Sometimes the truth can be so banal it hurts. Cut through the hogwash of a year's worth of lofty Sept. 11 postmortems and dire warnings that the world is out to get us, and one is left with the reality that the day of infamy could easily have been avoided.
The uniquely clear and overt terrorist threat of Osama bin Laden's al-Qaida organization to the United States, its bloody track record in attacking U.S. targets overseas, and even the exact location of its base of operations were all known by both the Clinton and George W. Bush administrations.
Tragically, however, for embarrassingly petty bureaucratic and political reasons, both presidents were unwilling or unable to take the monster out.
The lavish budgets of our intelligence agencies allowed us to read the license plates of vehicles in al-Qaida's training camps from space and even caught snapshots of the bearded one from cameras mounted on CIA Predator drones. Our contacts on the ground knew all about bin Laden's terror operation because his Afghanistan and Pakistan government sponsors were originally organized, financed and trained by the CIA to wage the first U.S.-sponsored Islamic "holy war" against the Soviets.
It was bad enough that through our Cold War actions in the Muslim world we helped create the "Islamic threat" -- an epithet now commonly employed to slander one of the world's great religions. But even worse, the CIA ignored the boomerang effect until that infamous day when it turned into our worst nightmare.
At home, FBI honchos dismissed field operatives' warnings of an amateurish invasion of U.S. flight schools by bin Laden's operatives. The FBI has claimed that it had insufficient manpower to track down these terrifying leads. Yet during that same period, the bureau squandered tens of thousands of agent hours obsessively shadowing and interrogating Wen Ho Lee, a Los Alamos scientist who was never charged with spying.
Speaking of obsessions, Saddam Hussein, dead or alive, had nothing to do with Sept. 11, much as we'd like to find an excuse for going to war with Iraq. No, bin Laden was the enemy, with links to Riyadh, Saudi Arabia, not Baghdad. We knew where he lived and did nothing about it. After the murder of hundreds of civilians at U.S. embassies in Africa and the killings of U.S. service personnel in Saudi Arabia and on the USS Cole, the United States' response was lethargic, distracted and ineffective.
Clinton did order a missile attack on bin Laden's infamous training camp in 1998, but having barely missed the target, he shunned further direct action, partly deterred by outraged Republicans who accused him of "wagging the dog" to distract us all from the all-important Monica Lewinsky scandal.

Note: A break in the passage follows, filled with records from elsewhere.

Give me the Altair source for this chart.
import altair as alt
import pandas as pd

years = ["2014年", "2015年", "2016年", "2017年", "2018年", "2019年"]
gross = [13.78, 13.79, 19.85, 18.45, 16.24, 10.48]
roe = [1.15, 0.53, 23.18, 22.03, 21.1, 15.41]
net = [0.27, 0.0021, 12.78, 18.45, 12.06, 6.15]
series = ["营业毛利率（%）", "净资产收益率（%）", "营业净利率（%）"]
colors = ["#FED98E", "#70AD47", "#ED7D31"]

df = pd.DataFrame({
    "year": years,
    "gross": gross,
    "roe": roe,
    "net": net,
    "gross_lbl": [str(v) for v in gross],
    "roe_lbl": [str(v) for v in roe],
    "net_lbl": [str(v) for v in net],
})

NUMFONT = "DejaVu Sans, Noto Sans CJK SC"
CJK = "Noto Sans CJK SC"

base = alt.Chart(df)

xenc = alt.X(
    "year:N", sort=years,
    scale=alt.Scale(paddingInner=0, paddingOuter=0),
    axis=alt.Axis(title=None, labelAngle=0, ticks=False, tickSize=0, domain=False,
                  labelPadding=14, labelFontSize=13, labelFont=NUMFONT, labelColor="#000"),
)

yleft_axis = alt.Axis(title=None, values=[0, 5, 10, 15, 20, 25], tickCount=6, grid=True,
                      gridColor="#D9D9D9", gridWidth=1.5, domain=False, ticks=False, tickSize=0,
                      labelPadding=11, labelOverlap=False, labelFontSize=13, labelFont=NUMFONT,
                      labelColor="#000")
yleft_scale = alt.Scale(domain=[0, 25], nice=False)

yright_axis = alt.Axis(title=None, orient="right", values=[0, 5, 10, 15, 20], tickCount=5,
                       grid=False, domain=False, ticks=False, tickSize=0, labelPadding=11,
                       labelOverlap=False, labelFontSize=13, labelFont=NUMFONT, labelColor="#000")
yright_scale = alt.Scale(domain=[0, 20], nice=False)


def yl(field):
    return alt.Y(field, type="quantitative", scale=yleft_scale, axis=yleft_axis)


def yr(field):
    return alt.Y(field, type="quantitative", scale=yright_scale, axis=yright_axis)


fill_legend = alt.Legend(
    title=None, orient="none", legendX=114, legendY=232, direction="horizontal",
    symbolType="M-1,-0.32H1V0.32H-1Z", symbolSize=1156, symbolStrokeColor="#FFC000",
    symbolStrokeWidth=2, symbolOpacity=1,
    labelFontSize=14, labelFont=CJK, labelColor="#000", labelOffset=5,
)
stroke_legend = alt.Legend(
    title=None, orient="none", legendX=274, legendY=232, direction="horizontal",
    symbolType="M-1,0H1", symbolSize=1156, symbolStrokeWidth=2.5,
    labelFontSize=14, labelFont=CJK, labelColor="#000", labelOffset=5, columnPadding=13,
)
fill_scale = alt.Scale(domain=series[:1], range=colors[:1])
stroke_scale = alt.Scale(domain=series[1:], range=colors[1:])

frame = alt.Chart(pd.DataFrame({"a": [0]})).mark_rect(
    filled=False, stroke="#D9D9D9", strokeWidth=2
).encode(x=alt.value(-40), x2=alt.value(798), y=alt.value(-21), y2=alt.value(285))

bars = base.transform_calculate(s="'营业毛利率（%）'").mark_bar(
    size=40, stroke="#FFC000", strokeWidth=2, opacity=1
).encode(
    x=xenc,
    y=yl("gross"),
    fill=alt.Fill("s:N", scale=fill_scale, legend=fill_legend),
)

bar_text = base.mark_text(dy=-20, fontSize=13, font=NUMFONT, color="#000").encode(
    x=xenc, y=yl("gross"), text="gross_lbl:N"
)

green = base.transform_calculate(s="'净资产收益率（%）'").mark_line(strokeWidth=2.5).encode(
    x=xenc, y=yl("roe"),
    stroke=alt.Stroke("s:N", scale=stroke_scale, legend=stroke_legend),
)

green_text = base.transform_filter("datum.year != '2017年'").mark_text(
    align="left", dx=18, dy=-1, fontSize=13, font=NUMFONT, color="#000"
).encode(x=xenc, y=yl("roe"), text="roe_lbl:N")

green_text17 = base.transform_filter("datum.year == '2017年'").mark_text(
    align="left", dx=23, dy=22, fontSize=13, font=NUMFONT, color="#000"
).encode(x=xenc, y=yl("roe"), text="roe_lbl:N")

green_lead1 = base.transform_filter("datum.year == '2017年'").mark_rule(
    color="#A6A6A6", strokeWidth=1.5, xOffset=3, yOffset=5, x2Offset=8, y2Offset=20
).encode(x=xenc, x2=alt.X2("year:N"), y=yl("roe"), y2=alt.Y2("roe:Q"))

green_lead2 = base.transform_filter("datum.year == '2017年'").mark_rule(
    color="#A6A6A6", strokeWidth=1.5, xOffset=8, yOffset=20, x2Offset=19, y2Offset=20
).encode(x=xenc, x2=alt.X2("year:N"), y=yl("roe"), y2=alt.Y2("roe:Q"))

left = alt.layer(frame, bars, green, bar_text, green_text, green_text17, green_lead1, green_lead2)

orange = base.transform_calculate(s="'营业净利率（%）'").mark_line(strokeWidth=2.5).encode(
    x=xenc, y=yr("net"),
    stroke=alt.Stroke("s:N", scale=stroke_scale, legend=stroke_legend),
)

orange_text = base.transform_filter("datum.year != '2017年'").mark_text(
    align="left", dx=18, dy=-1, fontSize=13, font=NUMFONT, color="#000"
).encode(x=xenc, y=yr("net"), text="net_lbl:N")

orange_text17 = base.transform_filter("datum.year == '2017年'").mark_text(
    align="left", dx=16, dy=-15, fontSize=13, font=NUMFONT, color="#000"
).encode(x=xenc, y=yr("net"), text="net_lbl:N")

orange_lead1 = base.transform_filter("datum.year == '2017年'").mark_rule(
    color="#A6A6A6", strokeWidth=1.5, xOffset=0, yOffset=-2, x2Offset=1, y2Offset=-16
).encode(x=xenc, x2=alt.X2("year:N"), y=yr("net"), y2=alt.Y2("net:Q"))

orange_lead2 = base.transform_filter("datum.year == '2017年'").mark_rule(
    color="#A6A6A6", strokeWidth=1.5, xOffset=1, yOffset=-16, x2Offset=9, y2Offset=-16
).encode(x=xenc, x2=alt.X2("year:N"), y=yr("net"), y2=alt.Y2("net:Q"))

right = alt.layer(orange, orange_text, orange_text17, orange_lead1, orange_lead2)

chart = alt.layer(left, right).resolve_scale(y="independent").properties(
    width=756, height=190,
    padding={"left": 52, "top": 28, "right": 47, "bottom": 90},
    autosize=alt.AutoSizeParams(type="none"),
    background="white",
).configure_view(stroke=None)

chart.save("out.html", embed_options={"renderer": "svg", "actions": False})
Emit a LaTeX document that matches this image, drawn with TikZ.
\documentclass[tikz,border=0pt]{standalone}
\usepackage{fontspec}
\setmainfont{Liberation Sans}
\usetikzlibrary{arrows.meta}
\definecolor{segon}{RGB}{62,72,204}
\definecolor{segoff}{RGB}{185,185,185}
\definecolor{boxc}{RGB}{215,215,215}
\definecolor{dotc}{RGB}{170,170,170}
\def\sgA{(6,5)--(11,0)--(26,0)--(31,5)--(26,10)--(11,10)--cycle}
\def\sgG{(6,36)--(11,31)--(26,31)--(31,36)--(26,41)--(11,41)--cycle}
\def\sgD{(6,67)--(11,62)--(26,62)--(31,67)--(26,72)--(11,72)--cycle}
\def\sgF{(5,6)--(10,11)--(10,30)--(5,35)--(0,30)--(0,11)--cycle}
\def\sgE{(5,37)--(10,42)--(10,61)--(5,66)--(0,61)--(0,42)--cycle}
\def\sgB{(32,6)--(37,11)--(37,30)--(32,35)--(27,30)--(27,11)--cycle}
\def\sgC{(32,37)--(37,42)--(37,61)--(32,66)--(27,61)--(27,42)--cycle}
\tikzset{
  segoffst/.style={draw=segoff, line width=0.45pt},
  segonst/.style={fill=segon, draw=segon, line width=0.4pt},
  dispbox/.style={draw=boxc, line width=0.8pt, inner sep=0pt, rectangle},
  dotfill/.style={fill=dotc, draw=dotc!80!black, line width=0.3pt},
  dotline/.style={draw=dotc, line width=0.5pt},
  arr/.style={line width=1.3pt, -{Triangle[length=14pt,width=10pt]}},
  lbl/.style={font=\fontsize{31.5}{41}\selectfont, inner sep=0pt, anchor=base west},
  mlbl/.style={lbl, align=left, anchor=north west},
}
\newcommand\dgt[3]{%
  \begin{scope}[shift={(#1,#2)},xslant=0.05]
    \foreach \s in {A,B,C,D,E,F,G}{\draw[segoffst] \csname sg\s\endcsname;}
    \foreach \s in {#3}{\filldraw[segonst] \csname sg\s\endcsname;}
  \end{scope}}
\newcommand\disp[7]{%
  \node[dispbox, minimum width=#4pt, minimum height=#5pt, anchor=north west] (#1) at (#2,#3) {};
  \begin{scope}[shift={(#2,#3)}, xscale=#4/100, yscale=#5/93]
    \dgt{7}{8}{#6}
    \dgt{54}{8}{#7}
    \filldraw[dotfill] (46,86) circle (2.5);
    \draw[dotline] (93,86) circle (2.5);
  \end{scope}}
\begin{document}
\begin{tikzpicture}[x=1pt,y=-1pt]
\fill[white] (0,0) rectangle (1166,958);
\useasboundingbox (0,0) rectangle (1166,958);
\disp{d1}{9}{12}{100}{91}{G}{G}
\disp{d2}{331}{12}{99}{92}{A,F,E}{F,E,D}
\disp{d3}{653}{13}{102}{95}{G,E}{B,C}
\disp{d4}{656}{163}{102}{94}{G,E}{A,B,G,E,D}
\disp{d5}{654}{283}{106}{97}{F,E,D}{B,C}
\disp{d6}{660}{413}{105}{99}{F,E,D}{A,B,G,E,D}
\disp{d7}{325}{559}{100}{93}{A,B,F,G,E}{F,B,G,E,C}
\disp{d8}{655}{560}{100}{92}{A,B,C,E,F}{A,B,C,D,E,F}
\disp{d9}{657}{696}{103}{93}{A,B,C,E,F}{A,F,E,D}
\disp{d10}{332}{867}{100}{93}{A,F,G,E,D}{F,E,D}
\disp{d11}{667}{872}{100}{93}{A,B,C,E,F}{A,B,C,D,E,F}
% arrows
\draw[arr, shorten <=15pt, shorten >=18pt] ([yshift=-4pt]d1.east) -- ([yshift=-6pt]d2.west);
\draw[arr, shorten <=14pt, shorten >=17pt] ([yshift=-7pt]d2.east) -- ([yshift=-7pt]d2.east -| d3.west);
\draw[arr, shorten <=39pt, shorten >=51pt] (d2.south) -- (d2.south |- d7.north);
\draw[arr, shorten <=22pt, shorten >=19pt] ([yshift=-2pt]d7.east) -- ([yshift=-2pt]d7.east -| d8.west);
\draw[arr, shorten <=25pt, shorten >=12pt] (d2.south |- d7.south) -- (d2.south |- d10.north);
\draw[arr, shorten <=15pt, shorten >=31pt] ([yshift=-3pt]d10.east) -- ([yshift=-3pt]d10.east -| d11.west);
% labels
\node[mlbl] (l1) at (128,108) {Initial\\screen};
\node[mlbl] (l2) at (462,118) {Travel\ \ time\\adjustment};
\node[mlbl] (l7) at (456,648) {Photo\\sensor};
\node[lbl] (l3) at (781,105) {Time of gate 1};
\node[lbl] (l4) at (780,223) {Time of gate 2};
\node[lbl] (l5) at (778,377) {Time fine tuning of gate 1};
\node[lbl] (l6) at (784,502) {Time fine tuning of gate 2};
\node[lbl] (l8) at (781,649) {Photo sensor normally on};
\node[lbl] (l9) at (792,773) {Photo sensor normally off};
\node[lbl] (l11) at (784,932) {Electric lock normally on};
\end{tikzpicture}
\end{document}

In any case, Clinton failed to complete the job, his administration contenting itself to give the incoming Bush team some alarming briefings on the bin Laden operation.
However, Bush, who in debates with Al Gore had lambasted foreign intervention as "nation building," was building his foreign policy around the drug war, diplomatic isolationism and the elimination of the landmark Antiballistic Missile Treaty, so we could pursue our quixotic attempt to build a missile shield over North America.

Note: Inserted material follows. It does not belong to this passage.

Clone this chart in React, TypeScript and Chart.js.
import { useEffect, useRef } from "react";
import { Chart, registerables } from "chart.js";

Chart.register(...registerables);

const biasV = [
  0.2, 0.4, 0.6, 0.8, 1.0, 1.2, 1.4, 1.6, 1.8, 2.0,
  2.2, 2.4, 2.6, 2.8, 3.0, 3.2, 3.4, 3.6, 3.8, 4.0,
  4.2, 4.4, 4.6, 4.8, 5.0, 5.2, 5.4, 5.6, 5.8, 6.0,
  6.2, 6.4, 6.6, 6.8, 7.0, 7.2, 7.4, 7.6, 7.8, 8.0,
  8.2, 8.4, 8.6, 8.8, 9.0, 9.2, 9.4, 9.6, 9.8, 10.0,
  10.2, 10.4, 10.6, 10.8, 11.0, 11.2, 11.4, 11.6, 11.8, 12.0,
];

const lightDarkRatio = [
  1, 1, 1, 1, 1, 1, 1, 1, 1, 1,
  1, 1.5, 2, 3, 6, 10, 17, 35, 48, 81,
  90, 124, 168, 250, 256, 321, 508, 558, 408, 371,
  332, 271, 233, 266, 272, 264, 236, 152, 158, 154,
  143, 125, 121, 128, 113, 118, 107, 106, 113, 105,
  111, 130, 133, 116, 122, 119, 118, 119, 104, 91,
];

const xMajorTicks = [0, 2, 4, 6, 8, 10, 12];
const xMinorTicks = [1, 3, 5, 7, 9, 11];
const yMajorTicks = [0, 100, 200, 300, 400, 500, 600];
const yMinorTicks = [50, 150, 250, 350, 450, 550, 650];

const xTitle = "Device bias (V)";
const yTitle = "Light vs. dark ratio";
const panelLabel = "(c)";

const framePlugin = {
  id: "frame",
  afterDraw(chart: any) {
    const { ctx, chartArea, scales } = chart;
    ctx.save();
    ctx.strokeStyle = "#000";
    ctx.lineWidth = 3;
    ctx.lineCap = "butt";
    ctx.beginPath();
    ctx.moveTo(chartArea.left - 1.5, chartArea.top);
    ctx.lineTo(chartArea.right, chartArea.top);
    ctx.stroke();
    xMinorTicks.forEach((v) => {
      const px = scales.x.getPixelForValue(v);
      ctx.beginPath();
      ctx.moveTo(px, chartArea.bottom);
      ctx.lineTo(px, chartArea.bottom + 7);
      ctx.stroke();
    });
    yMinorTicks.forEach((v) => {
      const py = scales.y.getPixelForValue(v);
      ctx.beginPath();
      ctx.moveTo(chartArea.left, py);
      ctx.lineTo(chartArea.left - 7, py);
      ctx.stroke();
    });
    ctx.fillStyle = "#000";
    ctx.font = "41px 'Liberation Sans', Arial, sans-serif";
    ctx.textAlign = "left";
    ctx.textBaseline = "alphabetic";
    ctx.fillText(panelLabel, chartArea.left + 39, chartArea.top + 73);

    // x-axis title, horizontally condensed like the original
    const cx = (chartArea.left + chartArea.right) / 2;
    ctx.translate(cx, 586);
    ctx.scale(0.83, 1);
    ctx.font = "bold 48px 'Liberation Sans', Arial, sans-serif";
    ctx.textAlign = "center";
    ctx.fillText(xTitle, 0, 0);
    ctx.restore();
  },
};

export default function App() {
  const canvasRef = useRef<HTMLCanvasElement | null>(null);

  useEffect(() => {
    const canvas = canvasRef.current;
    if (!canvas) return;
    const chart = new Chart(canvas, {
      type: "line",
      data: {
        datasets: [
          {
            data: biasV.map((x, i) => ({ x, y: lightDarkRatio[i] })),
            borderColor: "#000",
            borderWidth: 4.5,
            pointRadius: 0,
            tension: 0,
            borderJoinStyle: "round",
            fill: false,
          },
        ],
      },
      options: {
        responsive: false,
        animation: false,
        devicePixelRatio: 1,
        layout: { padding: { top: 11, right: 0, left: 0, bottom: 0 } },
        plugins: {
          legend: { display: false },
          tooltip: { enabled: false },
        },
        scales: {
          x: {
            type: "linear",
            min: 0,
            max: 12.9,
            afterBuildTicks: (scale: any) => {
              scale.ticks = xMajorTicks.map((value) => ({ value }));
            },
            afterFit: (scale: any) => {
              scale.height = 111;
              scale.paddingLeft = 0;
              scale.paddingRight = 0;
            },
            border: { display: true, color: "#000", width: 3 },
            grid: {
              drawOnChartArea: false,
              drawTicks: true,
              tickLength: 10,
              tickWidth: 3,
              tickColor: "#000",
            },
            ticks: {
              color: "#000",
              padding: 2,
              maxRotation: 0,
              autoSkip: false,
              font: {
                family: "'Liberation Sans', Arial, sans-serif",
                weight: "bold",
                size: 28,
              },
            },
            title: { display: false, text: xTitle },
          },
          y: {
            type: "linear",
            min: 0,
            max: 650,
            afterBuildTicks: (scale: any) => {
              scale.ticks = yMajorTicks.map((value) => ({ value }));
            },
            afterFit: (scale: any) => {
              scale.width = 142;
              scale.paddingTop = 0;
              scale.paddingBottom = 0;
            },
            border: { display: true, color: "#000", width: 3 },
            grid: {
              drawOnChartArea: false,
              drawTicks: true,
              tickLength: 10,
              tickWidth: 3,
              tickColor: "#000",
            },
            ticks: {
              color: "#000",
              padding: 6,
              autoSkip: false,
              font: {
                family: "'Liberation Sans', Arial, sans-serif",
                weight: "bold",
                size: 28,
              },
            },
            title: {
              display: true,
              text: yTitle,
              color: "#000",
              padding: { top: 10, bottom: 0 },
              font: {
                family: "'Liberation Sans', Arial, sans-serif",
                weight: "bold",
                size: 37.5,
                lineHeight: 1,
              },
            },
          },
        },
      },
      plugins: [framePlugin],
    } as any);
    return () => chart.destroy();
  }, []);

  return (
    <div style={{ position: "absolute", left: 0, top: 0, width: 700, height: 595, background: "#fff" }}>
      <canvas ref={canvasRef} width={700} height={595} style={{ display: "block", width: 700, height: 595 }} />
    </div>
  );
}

Further, neither administration seemed to grasp that bin Laden and the Taliban had become one and the same. Both administrations ignored such evidence as a comment that came out of the U.S.-supported talks between a Saudi prince and the Taliban leader Mohammed Omar in September 1998. Omar definitively rejected betraying the Taliban's "hero" -- bin Laden -- and told the Saudi prince that bin Laden would never be expelled from Afghanistan.
Soon after these talks, 17 U.S. service personnel died on the Cole while it was docked in Yemen, an al-Qaida redoubt.
Stunningly, five weeks after the Bush administration expressed gratitude to the Taliban for eradicating Afghanistan's poppy crop and simultaneously announced that it was funneling new aid to the country through the United Nations, the president's reading-to-kids photo op was interrupted by the Sept. 11 devastation.
Some have suggested that the Bush administration was starting to wake up to the threat of al-Qaida, but we'll never know now. What we do know is that in the last year the deaths of Sept. 11 have been used over and over again as a rationale for eroding the Constitution, reorganizing the federal government and launching a preemptive, unilateral strike against a nation not implicated in the attacks.
Far more effective in preventing terrorism, however, and engendering far fewer risks, would be for our leaders and intelligence agencies to simply do their jobs, and do them well.